Emission probabilities: Estimating the probability of a word given a sentiment using the AFINN lexicon (a dictionary of words scored by sentiment strength) and the softmax function to build valid probability distributions.
Transition probabilities: Capturing how sentiment flows across a review—for example, shifting from positive to negative expressions.
Decoding: Using the Viterbi algorithm to infer the most likely sequence of hidden sentiments that generated a review.

Challenges and Engineering Solutions

Data preprocessing: Raw text contained HTML tags, numbers, and misspellings. Regex cleaning and lexicon mapping were essential for constructing usable probability matrices.
Vocabulary size: The dataset had ~428,000 unique tokens. I reduced complexity by focusing on sentiment-bearing words.
Model limitations: HMMs assume each observation depends only on the current hidden state (output independence). This fails to capture nuanced expressions like “not great”.

Results and Comparison to State-of-the-Art

While transformer-based models like BERT achieve ~90% accuracy on IMDB sentiment analysis, my HMM approach achieved:

Accuracy: ~49% (a 7% improvement over the baseline hmmlearn implementation).
F1-score: 0.55 vs. 0.48 for the baseline.
Precision/Recall: Improved balance in detecting both positive and negative reviews.

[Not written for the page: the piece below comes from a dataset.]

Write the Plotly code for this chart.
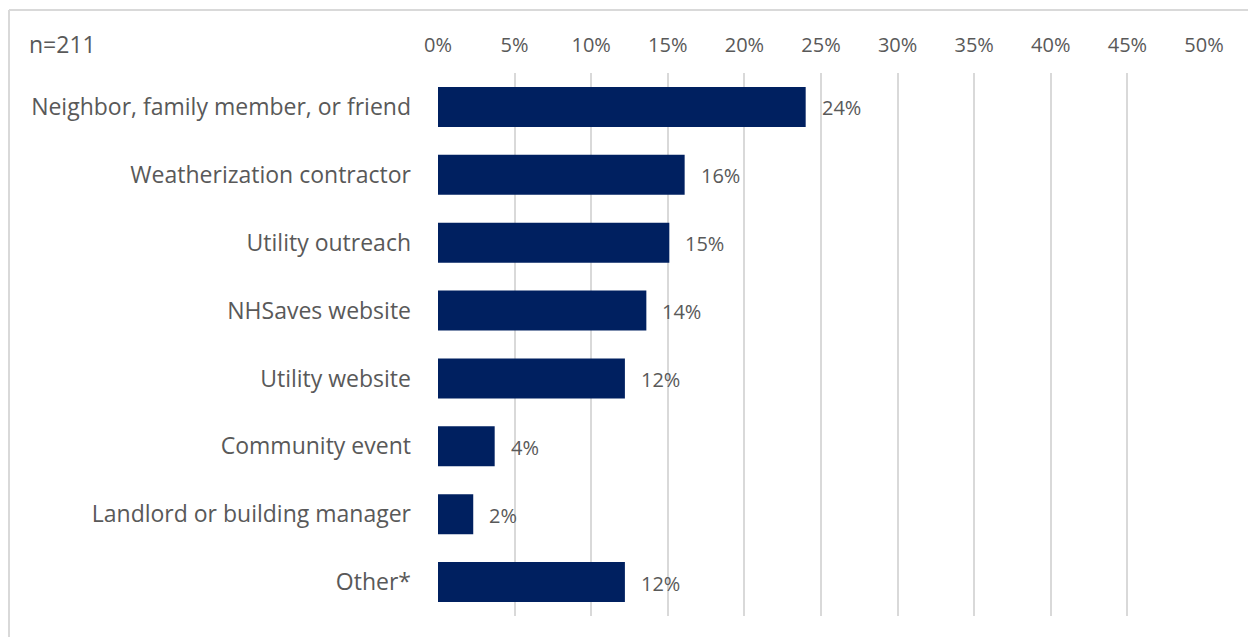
import plotly.graph_objects as go

# Survey: how respondents heard about the program (share of respondents)
categories = [
    "Neighbor, family member, or friend",
    "Weatherization contractor",
    "Utility outreach",
    "NHSaves website",
    "Utility website",
    "Community event",
    "Landlord or building manager",
    "Other*",
]
shares = [24.0, 16.1, 15.1, 13.6, 12.2, 3.7, 2.3, 12.2]
tick_values = [0, 5, 10, 15, 20, 25, 30, 35, 40, 45, 50]
tick_labels = [f"{v}%" for v in tick_values]
sample_note = "n=211"

W, H = 1248, 637
ML, MR, MT, MB = 438, 44, 73, 21
plot_w = W - ML - MR
plot_h = H - MT - MB

FONT = "Open Sans, Calibri, sans-serif"
FS = 20          # axis ticks and value labels
FS_CAT = 23      # category names and sample size note
TEXT_GRAY = "#595959"
GRID = "#d9d9d9"
BAR = "#002060"

fig = go.Figure()
fig.add_trace(
    go.Bar(
        y=categories,
        x=shares,
        orientation="h",
        marker=dict(color=BAR, line=dict(width=0)),
        hoverinfo="skip",
    )
)

# Value labels to the right of each bar
for cat, val in zip(categories, shares):
    fig.add_annotation(
        x=val, y=cat, xref="x", yref="y",
        text=f"{val:.0f}%", showarrow=False,
        xanchor="left", yanchor="middle", xshift=14, yshift=-1,
        font=dict(family=FONT, size=FS, color=TEXT_GRAY),
    )

def px_x(p):
    return (p - ML) / plot_w

def px_y(p):
    return (H - MB - p) / plot_h

fig.add_annotation(
    x=px_x(27), y=px_y(44), xref="paper", yref="paper",
    text=sample_note, showarrow=False, xanchor="left", yanchor="middle",
    font=dict(family=FONT, size=FS_CAT, color=TEXT_GRAY),
)

# Chart frame (top and left edges)
fig.add_shape(type="line", xref="paper", yref="paper",
              x0=px_x(9), x1=px_x(W), y0=px_y(10), y1=px_y(10),
              line=dict(color=GRID, width=2))
fig.add_shape(type="line", xref="paper", yref="paper",
              x0=px_x(9), x1=px_x(9), y0=px_y(10), y1=px_y(H),
              line=dict(color=GRID, width=2))

fig.update_layout(
    width=W, height=H,
    margin=dict(l=ML, r=MR, t=MT, b=MB),
    paper_bgcolor="white", plot_bgcolor="white",
    showlegend=False,
    bargap=0.41,
    font=dict(family=FONT, size=FS, color=TEXT_GRAY),
    xaxis=dict(
        side="top",
        range=[0, 50],
        tickvals=tick_values,
        ticktext=tick_labels,
        showgrid=True, gridcolor=GRID, gridwidth=2,
        zeroline=False, showline=False, ticks="",
        ticklabelstandoff=16,
        tickfont=dict(family=FONT, size=FS, color=TEXT_GRAY),
        fixedrange=True,
    ),
    yaxis=dict(
        categoryorder="array",
        categoryarray=categories,
        autorange="reversed",
        showgrid=False, zeroline=False, showline=False, ticks="",
        ticklabelstandoff=26,
        tickfont=dict(family=FONT, size=FS_CAT, color=TEXT_GRAY),
        fixedrange=True,
    ),
)

fig.write_html("out.html")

The key improvement came from custom emission probability calculations using softmax-based feature vectors rather than relying on default implementations.

What I Learned

Although HMMs cannot compete with modern neural architectures in sentiment analysis, this project highlighted important ML engineering lessons:

How domain-specific lexicons and feature engineering can improve classical models.
The trade-offs between simplicity and expressiveness in model choice.

Tech Stack: hmmlearn, NLP Pipelines (Spacy), AFINN sentiment lexicon. Dataset: IMDB Movie Reviews (50,000 labeled reviews).

This project taught me to:

Build and evaluate probabilistic models from scratch.
Engineer custom probability matrices for real-world text data.
Critically compare classical approaches with state-of-the-art deep learning models.